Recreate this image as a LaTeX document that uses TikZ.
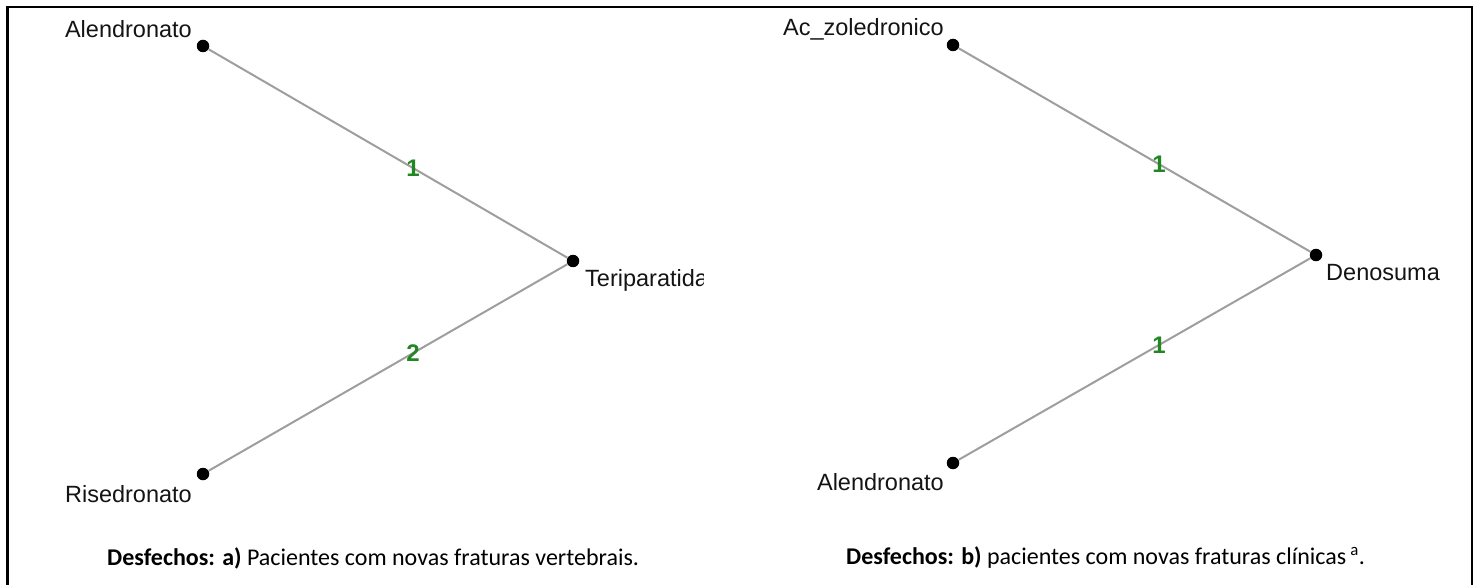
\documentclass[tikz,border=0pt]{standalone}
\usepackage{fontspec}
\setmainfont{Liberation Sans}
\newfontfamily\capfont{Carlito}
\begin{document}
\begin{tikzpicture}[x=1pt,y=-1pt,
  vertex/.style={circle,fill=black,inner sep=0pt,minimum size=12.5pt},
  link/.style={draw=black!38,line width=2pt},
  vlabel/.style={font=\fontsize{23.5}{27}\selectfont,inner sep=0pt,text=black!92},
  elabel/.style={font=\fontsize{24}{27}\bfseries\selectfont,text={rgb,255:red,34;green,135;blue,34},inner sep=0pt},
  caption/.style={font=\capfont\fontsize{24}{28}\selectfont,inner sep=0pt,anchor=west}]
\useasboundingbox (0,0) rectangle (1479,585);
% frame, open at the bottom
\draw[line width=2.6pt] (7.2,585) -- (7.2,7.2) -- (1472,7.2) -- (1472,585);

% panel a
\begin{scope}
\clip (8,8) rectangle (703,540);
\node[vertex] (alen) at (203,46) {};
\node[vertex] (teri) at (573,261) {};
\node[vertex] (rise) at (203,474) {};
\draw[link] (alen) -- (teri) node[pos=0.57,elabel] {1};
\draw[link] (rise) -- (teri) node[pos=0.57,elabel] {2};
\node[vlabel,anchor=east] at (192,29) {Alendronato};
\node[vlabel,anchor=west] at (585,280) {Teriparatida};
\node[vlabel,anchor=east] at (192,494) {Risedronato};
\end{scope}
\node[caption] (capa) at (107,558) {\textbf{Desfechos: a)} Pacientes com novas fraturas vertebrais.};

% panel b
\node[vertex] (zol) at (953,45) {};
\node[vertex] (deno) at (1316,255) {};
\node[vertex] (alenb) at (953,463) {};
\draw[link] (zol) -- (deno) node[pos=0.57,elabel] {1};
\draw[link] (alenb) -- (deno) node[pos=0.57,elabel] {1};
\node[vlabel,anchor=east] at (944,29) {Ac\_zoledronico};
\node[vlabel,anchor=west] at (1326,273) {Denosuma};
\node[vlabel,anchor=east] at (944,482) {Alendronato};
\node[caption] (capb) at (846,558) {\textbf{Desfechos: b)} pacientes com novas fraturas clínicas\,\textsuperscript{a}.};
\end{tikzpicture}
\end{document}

- AIM
Return each line from the material above exactly, but not the pictures.

- RESPONSE TO THE TASK
Recreate this image as a LaTeX document that uses TikZ.
\documentclass[tikz,border=0pt]{standalone}
\usepackage{fontspec}
\setmainfont{Liberation Sans}
\newfontfamily\capfont{Carlito}
\begin{document}
\begin{tikzpicture}[x=1pt,y=-1pt,
  vertex/.style={circle,fill=black,inner sep=0pt,minimum size=12.5pt},
  link/.style={draw=black!38,line width=2pt},
  vlabel/.style={font=\fontsize{23.5}{27}\selectfont,inner sep=0pt,text=black!92},
  elabel/.style={font=\fontsize{24}{27}\bfseries\selectfont,text={rgb,255:red,34;green,135;blue,34},inner sep=0pt},
  caption/.style={font=\capfont\fontsize{24}{28}\selectfont,inner sep=0pt,anchor=west}]
\useasboundingbox (0,0) rectangle (1479,585);
% frame, open at the bottom
\draw[line width=2.6pt] (7.2,585) -- (7.2,7.2) -- (1472,7.2) -- (1472,585);

% panel a
\begin{scope}
\clip (8,8) rectangle (703,540);
\node[vertex] (alen) at (203,46) {};
\node[vertex] (teri) at (573,261) {};
\node[vertex] (rise) at (203,474) {};
\draw[link] (alen) -- (teri) node[pos=0.57,elabel] {1};
\draw[link] (rise) -- (teri) node[pos=0.57,elabel] {2};
\node[vlabel,anchor=east] at (192,29) {Alendronato};
\node[vlabel,anchor=west] at (585,280) {Teriparatida};
\node[vlabel,anchor=east] at (192,494) {Risedronato};
\end{scope}
\node[caption] (capa) at (107,558) {\textbf{Desfechos: a)} Pacientes com novas fraturas vertebrais.};

% panel b
\node[vertex] (zol) at (953,45) {};
\node[vertex] (deno) at (1316,255) {};
\node[vertex] (alenb) at (953,463) {};
\draw[link] (zol) -- (deno) node[pos=0.57,elabel] {1};
\draw[link] (alenb) -- (deno) node[pos=0.57,elabel] {1};
\node[vlabel,anchor=east] at (944,29) {Ac\_zoledronico};
\node[vlabel,anchor=west] at (1326,273) {Denosuma};
\node[vlabel,anchor=east] at (944,482) {Alendronato};
\node[caption] (capb) at (846,558) {\textbf{Desfechos: b)} pacientes com novas fraturas clínicas\,\textsuperscript{a}.};
\end{tikzpicture}
\end{document}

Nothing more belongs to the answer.